--- begin Available data ---
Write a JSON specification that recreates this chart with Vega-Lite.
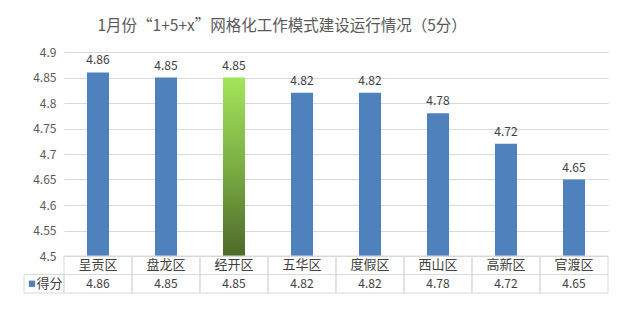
{
  "$schema": "https://vega.github.io/schema/vega-lite/v6.json",
  "padding": {"left": 23, "top": 18, "right": 15, "bottom": 18},
  "background": "white",
  "title": {
    "text": "1月份“1+5+x”网格化工作模式建设运行情况（5分）",
    "anchor": "start",
    "dx": 74,
    "fontSize": 15.5,
    "font": "Noto Sans CJK SC",
    "fontWeight": "normal",
    "color": "#595959",
    "offset": 12
  },
  "datasets": {
    "scores": [
      {"district": "呈贡区", "score": 4.86},
      {"district": "盘龙区", "score": 4.85},
      {"district": "经开区", "score": 4.85},
      {"district": "五华区", "score": 4.82},
      {"district": "度假区", "score": 4.82},
      {"district": "西山区", "score": 4.78},
      {"district": "高新区", "score": 4.72},
      {"district": "官渡区", "score": 4.65}
    ]
  },
  "columns": 2,
  "spacing": 0,
  "bounds": "flush",
  "concat": [
    {
      "width": 40,
      "height": 204,
      "data": {"values": [{}]},
      "mark": "text",
      "encoding": {"text": {"value": ""}}
    },
    {
      "width": 544,
      "height": 204,
      "data": {"name": "scores"},
      "encoding": {
        "x": {"field": "district", "type": "nominal", "sort": null, "scale": {"paddingInner": 0, "paddingOuter": 0}, "axis": null},
        "y": {
          "field": "score",
          "type": "quantitative",
          "scale": {"domain": [4.5, 4.9], "zero": false, "nice": false},
          "axis": {
            "values": [4.5, 4.55, 4.6, 4.65, 4.7, 4.75, 4.8, 4.85, 4.9],
            "format": ".2~f",
            "labelOverlap": false,
            "domain": false,
            "ticks": false,
            "labelPadding": 8,
            "gridColor": "#D9D9D9",
            "gridOpacity": 1,
            "labelColor": "#595959",
            "labelFontSize": 12,
            "labelFont": "Noto Sans CJK SC",
            "title": null
          }
        }
      },
      "layer": [
        {
          "mark": {"type": "bar", "width": {"band": 0.324}},
          "encoding": {
            "y2": {"datum": 4.5},
            "fill": {
              "condition": {
                "test": "datum.district === '经开区'",
                "value": {
                  "gradient": "linear",
                  "x1": 0, "y1": 0, "x2": 0, "y2": 1,
                  "stops": [
                    {"offset": 0, "color": "#A4E45B"},
                    {"offset": 0.5, "color": "#7AAE43"},
                    {"offset": 1, "color": "#4E6A2A"}
                  ]
                }
              },
              "value": "#4F81BD"
            }
          }
        },
        {
          "mark": {"type": "text", "baseline": "bottom", "dy": -5, "fontSize": 12, "color": "#404040", "font": "Noto Sans CJK SC"},
          "encoding": {
            "text": {"field": "score", "type": "quantitative", "format": ".2f"}
          }
        }
      ]
    },
    {
      "width": 40,
      "height": 37,
      "data": {"values": [{"label": "得分"}]},
      "encoding": {
        "y": {"datum": "score", "type": "nominal", "scale": {"domain": ["name", "score"], "paddingInner": 0, "paddingOuter": 0}, "axis": null}
      },
      "layer": [
        {
          "mark": {"type": "rect", "fill": "transparent", "stroke": "#D9D9D9"},
          "encoding": {
            "x": {"datum": "legend", "type": "nominal", "scale": {"domain": ["legend"], "paddingInner": 0, "paddingOuter": 0}, "axis": null}
          }
        },
        {
          "mark": {"type": "point", "shape": "square", "filled": true, "size": 40, "color": "#4F81BD", "opacity": 1},
          "encoding": {
            "x": {"datum": "legend", "type": "nominal", "bandPosition": 0.2}
          }
        },
        {
          "mark": {"type": "text", "fontSize": 13, "color": "#404040", "font": "Noto Sans CJK SC"},
          "encoding": {
            "x": {"datum": "legend", "type": "nominal", "bandPosition": 0.64},
            "text": {"field": "label"}
          }
        }
      ]
    },
    {
      "width": 544,
      "height": 37,
      "data": {"name": "scores"},
      "encoding": {
        "x": {"field": "district", "type": "nominal", "sort": null, "scale": {"paddingInner": 0, "paddingOuter": 0}, "axis": null}
      },
      "layer": [
        {
          "mark": {"type": "rect", "fill": "transparent", "stroke": "#D9D9D9"},
          "encoding": {
            "y": {"datum": "name", "type": "nominal", "scale": {"domain": ["name", "score"], "paddingInner": 0, "paddingOuter": 0}, "axis": null}
          }
        },
        {
          "mark": {"type": "rect", "fill": "transparent", "stroke": "#D9D9D9"},
          "encoding": {
            "y": {"datum": "score", "type": "nominal"}
          }
        },
        {
          "mark": {"type": "text", "fontSize": 13, "color": "#404040", "font": "Noto Sans CJK SC"},
          "encoding": {
            "y": {"datum": "name", "type": "nominal"},
            "text": {"field": "district", "type": "nominal"}
          }
        },
        {
          "mark": {"type": "text", "fontSize": 12, "color": "#404040", "font": "Noto Sans CJK SC"},
          "encoding": {
            "y": {"datum": "score", "type": "nominal"},
            "text": {"field": "score", "type": "quantitative", "format": ".2f"}
          }
        }
      ]
    }
  ],
  "config": {"view": {"stroke": null}, "font": "Noto Sans CJK SC"}
}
--- end Available data ---
- [Task description]:
Copy the whole listing above word for word but do not carry over the pictures.

- [Answer for the task]:
Write a JSON specification that recreates this chart with Vega-Lite.
{
  "$schema": "https://vega.github.io/schema/vega-lite/v6.json",
  "padding": {"left": 23, "top": 18, "right": 15, "bottom": 18},
  "background": "white",
  "title": {
    "text": "1月份“1+5+x”网格化工作模式建设运行情况（5分）",
    "anchor": "start",
    "dx": 74,
    "fontSize": 15.5,
    "font": "Noto Sans CJK SC",
    "fontWeight": "normal",
    "color": "#595959",
    "offset": 12
  },
  "datasets": {
    "scores": [
      {"district": "呈贡区", "score": 4.86},
      {"district": "盘龙区", "score": 4.85},
      {"district": "经开区", "score": 4.85},
      {"district": "五华区", "score": 4.82},
      {"district": "度假区", "score": 4.82},
      {"district": "西山区", "score": 4.78},
      {"district": "高新区", "score": 4.72},
      {"district": "官渡区", "score": 4.65}
    ]
  },
  "columns": 2,
  "spacing": 0,
  "bounds": "flush",
  "concat": [
    {
      "width": 40,
      "height": 204,
      "data": {"values": [{}]},
      "mark": "text",
      "encoding": {"text": {"value": ""}}
    },
    {
      "width": 544,
      "height": 204,
      "data": {"name": "scores"},
      "encoding": {
        "x": {"field": "district", "type": "nominal", "sort": null, "scale": {"paddingInner": 0, "paddingOuter": 0}, "axis": null},
        "y": {
          "field": "score",
          "type": "quantitative",
          "scale": {"domain": [4.5, 4.9], "zero": false, "nice": false},
          "axis": {
            "values": [4.5, 4.55, 4.6, 4.65, 4.7, 4.75, 4.8, 4.85, 4.9],
            "format": ".2~f",
            "labelOverlap": false,
            "domain": false,
            "ticks": false,
            "labelPadding": 8,
            "gridColor": "#D9D9D9",
            "gridOpacity": 1,
            "labelColor": "#595959",
            "labelFontSize": 12,
            "labelFont": "Noto Sans CJK SC",
            "title": null
          }
        }
      },
      "layer": [
        {
          "mark": {"type": "bar", "width": {"band": 0.324}},
          "encoding": {
            "y2": {"datum": 4.5},
            "fill": {
              "condition": {
                "test": "datum.district === '经开区'",
                "value": {
                  "gradient": "linear",
                  "x1": 0, "y1": 0, "x2": 0, "y2": 1,
                  "stops": [
                    {"offset": 0, "color": "#A4E45B"},
                    {"offset": 0.5, "color": "#7AAE43"},
                    {"offset": 1, "color": "#4E6A2A"}
                  ]
                }
              },
              "value": "#4F81BD"
            }
          }
        },
        {
          "mark": {"type": "text", "baseline": "bottom", "dy": -5, "fontSize": 12, "color": "#404040", "font": "Noto Sans CJK SC"},
          "encoding": {
            "text": {"field": "score", "type": "quantitative", "format": ".2f"}
          }
        }
      ]
    },
    {
      "width": 40,
      "height": 37,
      "data": {"values": [{"label": "得分"}]},
      "encoding": {
        "y": {"datum": "score", "type": "nominal", "scale": {"domain": ["name", "score"], "paddingInner": 0, "paddingOuter": 0}, "axis": null}
      },
      "layer": [
        {
          "mark": {"type": "rect", "fill": "transparent", "stroke": "#D9D9D9"},
          "encoding": {
            "x": {"datum": "legend", "type": "nominal", "scale": {"domain": ["legend"], "paddingInner": 0, "paddingOuter": 0}, "axis": null}
          }
        },
        {
          "mark": {"type": "point", "shape": "square", "filled": true, "size": 40, "color": "#4F81BD", "opacity": 1},
          "encoding": {
            "x": {"datum": "legend", "type": "nominal", "bandPosition": 0.2}
          }
        },
        {
          "mark": {"type": "text", "fontSize": 13, "color": "#404040", "font": "Noto Sans CJK SC"},
          "encoding": {
            "x": {"datum": "legend", "type": "nominal", "bandPosition": 0.64},
            "text": {"field": "label"}
          }
        }
      ]
    },
    {
      "width": 544,
      "height": 37,
      "data": {"name": "scores"},
      "encoding": {
        "x": {"field": "district", "type": "nominal", "sort": null, "scale": {"paddingInner": 0, "paddingOuter": 0}, "axis": null}
      },
      "layer": [
        {
          "mark": {"type": "rect", "fill": "transparent", "stroke": "#D9D9D9"},
          "encoding": {
            "y": {"datum": "name", "type": "nominal", "scale": {"domain": ["name", "score"], "paddingInner": 0, "paddingOuter": 0}, "axis": null}
          }
        },
        {
          "mark": {"type": "rect", "fill": "transparent", "stroke": "#D9D9D9"},
          "encoding": {
            "y": {"datum": "score", "type": "nominal"}
          }
        },
        {
          "mark": {"type": "text", "fontSize": 13, "color": "#404040", "font": "Noto Sans CJK SC"},
          "encoding": {
            "y": {"datum": "name", "type": "nominal"},
            "text": {"field": "district", "type": "nominal"}
          }
        },
        {
          "mark": {"type": "text", "fontSize": 12, "color": "#404040", "font": "Noto Sans CJK SC"},
          "encoding": {
            "y": {"datum": "score", "type": "nominal"},
            "text": {"field": "score", "type": "quantitative", "format": ".2f"}
          }
        }
      ]
    }
  ],
  "config": {"view": {"stroke": null}, "font": "Noto Sans CJK SC"}
}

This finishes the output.